Part of this conundrum (in balancing volume of information) needs to be addressed at the design stage of the website; using the design to direct the flow of beneficial material. This is easy, we can handle that when designing the website. Mostly, however, it’s about wording. Don’t mistake this for keyword spamming, often you’ll see bloated paragraphs dripping with, say, “Web Design South East Melbourne” every time “Digital Developments” is mentioned. Google doesn’t like it, and neither does someone trying to read it.

All someone wants is what do I get, and how do I find stuff about it? Word it organically, like a sales pitch; use that charisma and personality to convince. Google understands it, don’t worry about that – it’s more human than us sometimes.

The Audience

Focus. That’s the big killer here; lack of focus. The whole of the Internet is essentially a giant world-wide paste board. Advertisements, flyers, rosters, everything is pasted all over it. From afar it would likely look like this:

What I find people often do is take their website, their service, and just smack it right in the middle of this big paste board of the internet. Then they step back and wait for business to flow in, oblivious that their target audience only reads anything in the bottom right corner. The internet is a very large place (about the size of a strawberry) and if you wan’t to get business in your suburb, make that your target audience.

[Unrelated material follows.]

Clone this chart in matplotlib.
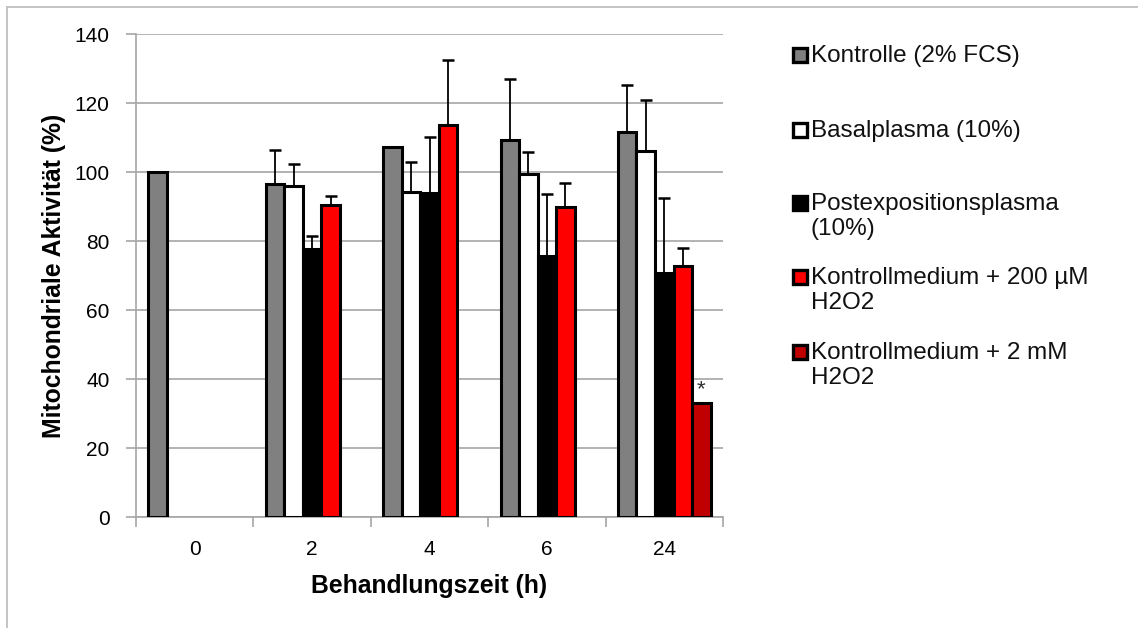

This is easy – especially with our websites – with the solution lying in on-page SEO. Keywords, titles descriptions, keep it localised to your target market. For example, Web Design South East Melbourne is our current market. It also happens to be a keyword we can use in the title of our web pages to tell Google, ‘this is where we are, we want people in this area to find us’.

Often people will search locally, and by this I mean if they want to find a mechanic, they won’t type “mechanic” into Google – it will probably return national results – they’ll write “mechanic Dandenong” and usually judge on the quality of website from there. 

The Service

Getting customers off your website is one thing, but for the purpose of SEO, you want not only volume in your website traffic, but repeat visitors. Websites that simply say “contact us” for everything serve only to dole out information. In time, those visitors will either take their custom elsewhere, or need only occasionally re-visit your website to get directions to you off Google Maps.

Your website needs to offer something for nothing; free information or services that keep attracting visitors on a regular basis. Now while a few businesses can offer some useful things that are specifically available on the internet, most can’t, and the best way to do this is a blog.

Most of the time, life – especially business life – is a series of ups and downs in random sequence. What a blog allows is you to share these ups and downs on your website in such a way it appears like an ongoing drama – allow your users to engage themselves personally and feel like they are part of the growth of the business. Offer out tips, give advice, show and tell how you are going. Drama and freebies entice almost anyone, like being given an ice-cream and the chance to watch a Law and Order: SVU marathon for free.

I keep linking this article, but I can’t stress these points enough: the Internet is now a social place. It’s a hub of communication and a repository of information; kind of like a library you are allowed to yell in. People, as I said above, are attracted to drama, and the opportunity to delve into someone else’s personal life is all to enticing for some. Facebook, Twitter, LinkedIn. Give people an insight into the going-ons, on a smaller scale than a blog and it will simply generate interest into your business. 

So…

Work. Work is the answer to any of this. You could employ any SEO expert to do that work for you, or you could do it yourself, but for any of these – or other – techniques to get the desired result the work has to be put in. The website can’t sit static and attract customers by being how it always it. If there is a blank of brick wall on the way to work, you may notice it once and drive on; but if it is painted with a different design every week then it’s bound to more often catch the eye.